Saturday 21 July 2012


“The movie business has always been a business like any other, and even more so than most. Every dollar counted and every penny had to show up on the screen. To put it another, blunter way – it was very likely, as a cost-saving device, an economic imperative to utilise to the fullest every board, plank and canvas flat on the studio stages. Sets and parts of sets would get recycled, with lower-budgeted films probably benefiting the most from the cast-offs of the major productions, although even major productions cannibalised sets and parts of sets, architectural trim, chandeliers, wall sconces, sections of staircases, doorways, etc. from other films.
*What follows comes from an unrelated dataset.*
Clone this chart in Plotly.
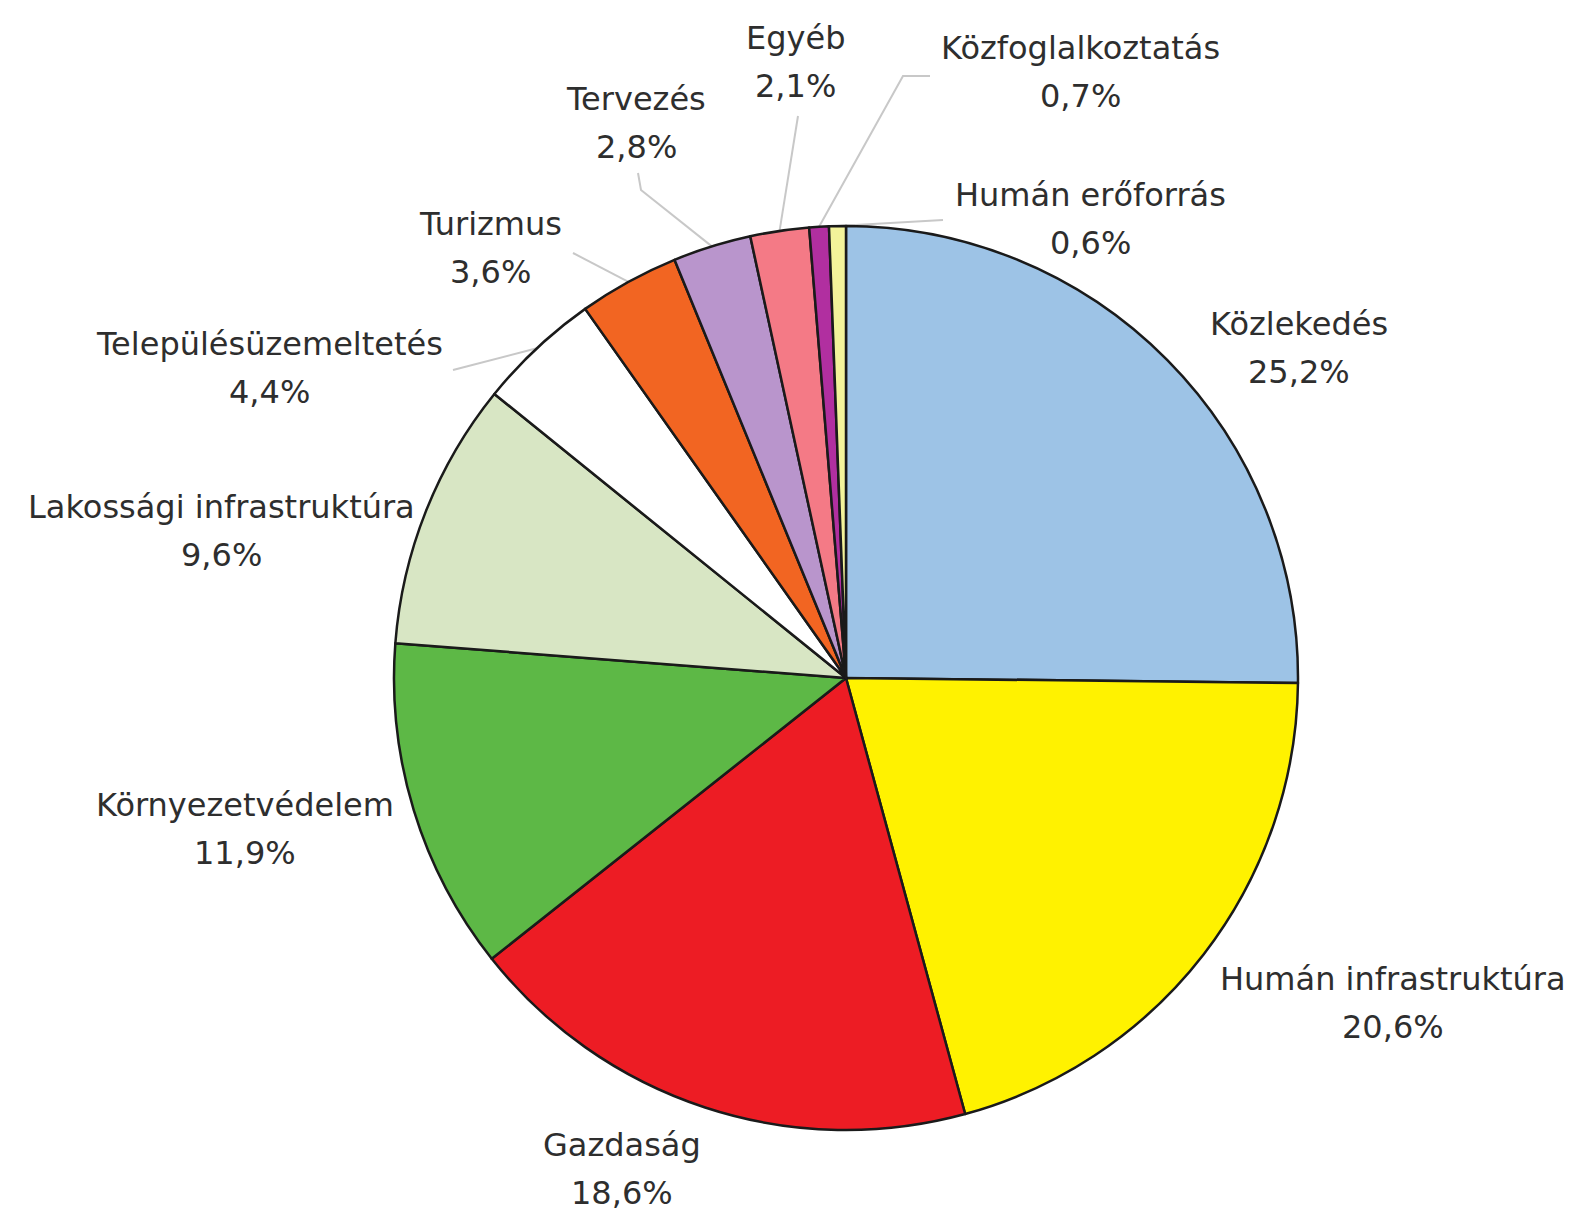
import numpy as np
import plotly.graph_objects as go

# ---- data ----
categories = ["Közlekedés", "Humán infrastruktúra", "Gazdaság", "Környezetvédelem",
              "Lakossági infrastruktúra", "Településüzemeltetés", "Turizmus",
              "Tervezés", "Egyéb", "Közfoglalkoztatás", "Humán erőforrás"]
shares = [25.2, 20.6, 18.6, 11.9, 9.6, 4.4, 3.6, 2.8, 2.1, 0.7, 0.6]
colors = ["#9DC3E6", "#FFF200", "#ED1C24", "#5DB846", "#D8E6C4", "#FFFFFF",
          "#F26522", "#B995CC", "#F47A86", "#B12FA0", "#F3F39A"]

# ---- layout geometry (pixels) ----
W, H = 1576, 1214
CX, CY, R = 838, 670, 452
FONT = "DejaVu Sans"
FS = 32
TXT = "#2e2e2e"

# label block centres (pixels)
label_pos = {
    "Közlekedés": (1291, 340),
    "Humán infrastruktúra": (1385, 995),
    "Gazdaság": (614, 1161),
    "Környezetvédelem": (237, 821),
    "Lakossági infrastruktúra": (213, 523),
    "Településüzemeltetés": (261, 360),
    "Turizmus": (482, 240),
    "Tervezés": (628, 115),
    "Egyéb": (787, 54),
    "Közfoglalkoztatás": (1072, 64),
    "Humán erőforrás": (1082, 211),
}
# leader line waypoints after the pie edge (pixels)
leaders = {
    "Településüzemeltetés": [(445, 362)],
    "Turizmus": [(565, 245)],
    "Tervezés": [(633, 182), (630, 165)],
    "Egyéb": [(790, 108)],
    "Közfoglalkoztatás": [(895, 68), (922, 68)],
    "Humán erőforrás": [(935, 212)],
}


def px(x):
    return x / W


def py(y):
    return 1 - y / H


fig = go.Figure(go.Pie(
    labels=categories,
    values=shares,
    sort=False,
    direction="clockwise",
    rotation=0,
    marker=dict(colors=colors, line=dict(color="#1a1a1a", width=2.5)),
    textinfo="none",
    hoverinfo="label+percent",
    showlegend=False,
    domain=dict(x=[px(CX - R), px(CX + R)], y=[py(CY + R), py(CY - R)]),
))

annotations = []
for cat, val in zip(categories, shares):
    lx, ly = label_pos[cat]
    pct = f"{val:.1f}".replace(".", ",") + "%"
    for txt, dy in ((cat, -24), (pct, 24)):
        annotations.append(dict(
            x=px(lx), y=py(ly + dy), xref="paper", yref="paper",
            text=txt, showarrow=False, xanchor="center", yanchor="middle",
            font=dict(family=FONT, size=FS, color=TXT),
        ))

vals = np.array(shares, dtype=float)
frac = vals / vals.sum()
cum = np.cumsum(frac) - frac / 2
shapes = []
for cat, mid in zip(categories, cum):
    if cat not in leaders:
        continue
    th = 2 * np.pi * mid
    ex = CX + R * np.sin(th)
    ey = CY - R * np.cos(th)
    pts = [(ex, ey)] + leaders[cat]
    path = "M " + " L ".join(f"{px(x):.5f},{py(y):.5f}" for x, y in pts)
    shapes.append(dict(type="path", path=path, xref="paper", yref="paper",
                       line=dict(color="#c8c8c8", width=2), layer="below"))

fig.update_layout(
    width=W, height=H,
    margin=dict(l=0, r=0, t=0, b=0),
    paper_bgcolor="white", plot_bgcolor="white",
    annotations=annotations,
    shapes=shapes,
)

fig.write_html("out.html")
Consider this example: George Sidney’s Scaramouche was released in the US in May 1952. Minnelli’s The Bad and the Beautiful, which was shot between April and June 1952, was released in December 1952. A left-over section of one of Scaramouche's most elaborate set pieces, the duel in the theatre, is used as a throwaway in Minnelli’s film. The partial set is not necessary for the short twenty-second, single-shot scene in The Bad and the Beautiful, in which Kirk Douglas rehearses with Lana Turner – but it certainly enhances it.
The set, clearly kept in mothballs for future use, resurfaces for a cameo appearance in Minnelli’s Two Weeks in Another Town, ten years later in 1962, with added-on opera box modules. This time, Kirk Douglas is rehearsing Rosanna Schiaffino. Is it the same ladder?”
- The Secret Life of Objects, Mark Rappaport in Rouge.